In my opinion, Willie Colón is better regarded as a songwriter, brass player and band leader; and less so as a vocalist. Although he has a distinctive voice, he is not held in the same regard as Cheo Feliciano or Hector LaVoe (to be fair, those two don't do everything he does). Time has not been kind to Willie's voice, and its brittleness shows through in the sustain of his notes. But his singing is not the reason why people turned up to pay homage to the man. They were here to experience the classics of a long glittering career personified by the man who created them.

The seasoned pro soon had the audience eating out of the palm of his hand. Engaging with those on the floor, he discovered that there was a vast majority of native Latin Americans, an overwhelming number of whom were Colombians from Cali. In my previous articles, I had alluded to the migrant status of Latin Americans in London; and it was very valuable for me as an ethnomusicologist to experience first-hand how much and how well they responded to a music form that they had adopted as their own (see 'The City of Musical Memory: Salsa, Record Grooves and Popular Culture in Cali, Colombia' by Lise Waxer')

All the classics were there: Che Che Cole, Talento de Television, Gitana, and El Gran Varon as the ultimate finale. But I shan't document the tiny details - it simply wasn't the night for that. It was about what two sides - entertainers and revellers, can bring with them; and what they can do when they meet, to create a very special occassion.

Loo Yeo

Monday, August 13, 2007

28th July 2007 Manolito Simonet @Harrogate International Festival

I was braced for the Mother of All Gigs even before Manolito and his band took to the stage. Having heard and danced to much of his recorded music, and enjoyed the consumate preceding performance of Sierra Maestra, my expectations were well and truly managed.

The actuality didn't quite live up to the billing, and I'm trying to write as positively as I can.

Having met Manolito at the after-show party, I have an even greater respect for him. I was disarmed by how unassuming he was - he seemed to look upon all the fuss about him with genuine wonder and bemusement. He was much more interested in finding out what inspired us (4de12) to play Cuban music, going as far as to offer to look at our arrangements (an offer not made lightly).

Manolito is, first and foremost, a person who loves music. That comes across undeniably, and tallies with what I'd been told of him by a mutual friend, Luis. So in some way, I feel as if I'm betraying him by not giving him the "all-possible-thumbs-up review". But that wouldn't be fair to memory.

Don't get me wrong, I still enjoyed the performance and it still ranks as a very good one. It's just that had certain factors not dominated the stage, it would have been an exceptional occassion. He toured with a large group: three vocals, two keyboards, bass, congas, trapset-timbales, flute, cello, violin, two trumpets and two trombones. I understand from Christophe, who saw them last in Cuba, that his normal ensemble is smaller. His lead vocalists put on most of the show with a very energetic display. At times this seemed a little forced - very clearly Ricardo, the token piece of eye-candy, just went through the motions of singing when he wasn't in the limelight (vocalists among you can spot this by watching his neck).

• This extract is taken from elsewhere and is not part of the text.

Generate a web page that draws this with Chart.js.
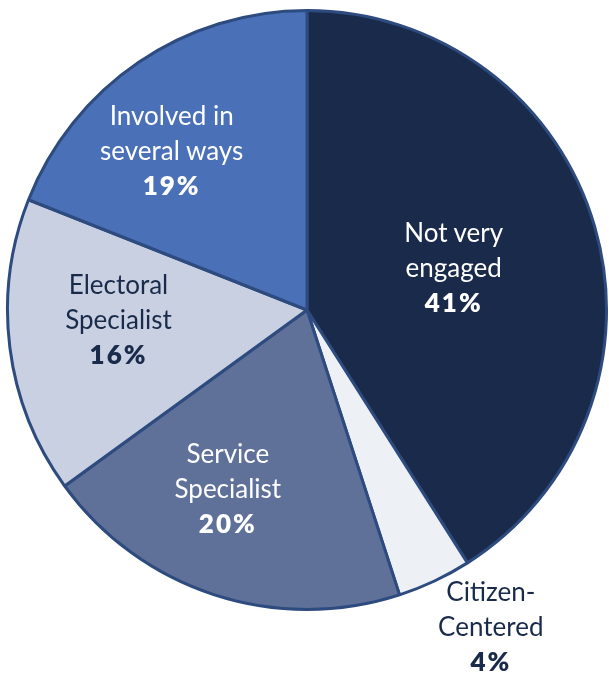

This just epitomised poor teamwork. I found it insulting.

What is more, the cellist played as if he really didn't want to be there. The sad thing was that he was located in the middle of the stage, effectively an obstruction to intra-band communication that sucked the life out of the presentation. The stage was large and they succumbed to the temptation to spread out, rendering the performers more distant from the audience and each other.

I learned a lot about what not to do that night, and this is with no disrespect to Manolito:
  • band members should be as close to each other and to the front of the stage as is comfortable, especially the seated players;
  • lead vocals should be given enough room to fill the stage, and this space might also be used by mobile musicians when they solo;
  • percussion should be clustered in the centre so that rhythm can be disseminated outwards acoustically to all performers; and
  • deadbeats, if they are necessary, should be located where they affect the band least.
I really feel strongly about the way people play music for one another and was upset, sometimes even outraged, that two such people would have the temerity to take to the stage and balk Manolito's efforts.

Manolito, I am sure, being the musician that he is, wanted to bring the best possible show to town. And I can see why he did what he did. I just feel that with the wealth of musicians that Cuba and Miami possesses, he can find artists who can augment his band with personality as well as ability.

I will be in the audience again, whether or not that day comes.

Loo Yeo

Wednesday, August 01, 2007

28th July 2007 Sierra Maestra @Harrogate International Festival

Last weekend was a bit of a landmark occassion for me. I got to see a band that I'd wanted to see for a very long time, and I got to see another that I hadn't seen since I'd first started in salsa.

Sierra Maestra opened the evening at the Harrogate International Festival, and watching them play brought a whole mix of feelings. The first time I saw them was in 94/95 when Juan de Marcos Gonzalez and Jesús Alemañy were still in their line-up, and they were then promoting their album "Dundunbanza". They made an indelible mark on my consciousness then, not least because of how much their playing helped me; to feel my role as a dancer in Cuban music, but also as a teacher - many of their songs in that album were at the right tempo for my students to learn to.

I was to see them at least four more times over the next two years, then not at all until this year. And they played better on Saturday night than I ever remembered.

It could be that I'm more used to the genre now, that I appreciated the extent of their musicianship through their subtlety. They played every single number in their set with grace, passion, power, and conviction. Compared with Manolito who followed after, Sierra Maestra transmitted a palpable sense of camaraderie - a musical understanding of each other, born from many years of playing together.

The line-up was typical of the son-revivalist group: a bongocero/occassional conguero; bajista; three soneros on percusion menor and guitarra; trompetista; and tresero. I can't say enough how much I enjoyed their individual performances, and Sierra Maestra's as a collective whole. When you're named after the legendary birthplace of son, you've got a lot to live up to. And they did with aplomb and a sense of adventure, introducing the seldom-heard genres of sucu sucu and cocuye.

It was a humbling performance that made me proud to be a player of the genre, one that made me feel sorry for my fellow dancers from Sheffield who did not make the trip, for they would have been richer for of the experience.

Sierra Maestra would be a hard act to follow... which Manolito Simonet y su Trabuco would have to do straight after the interval.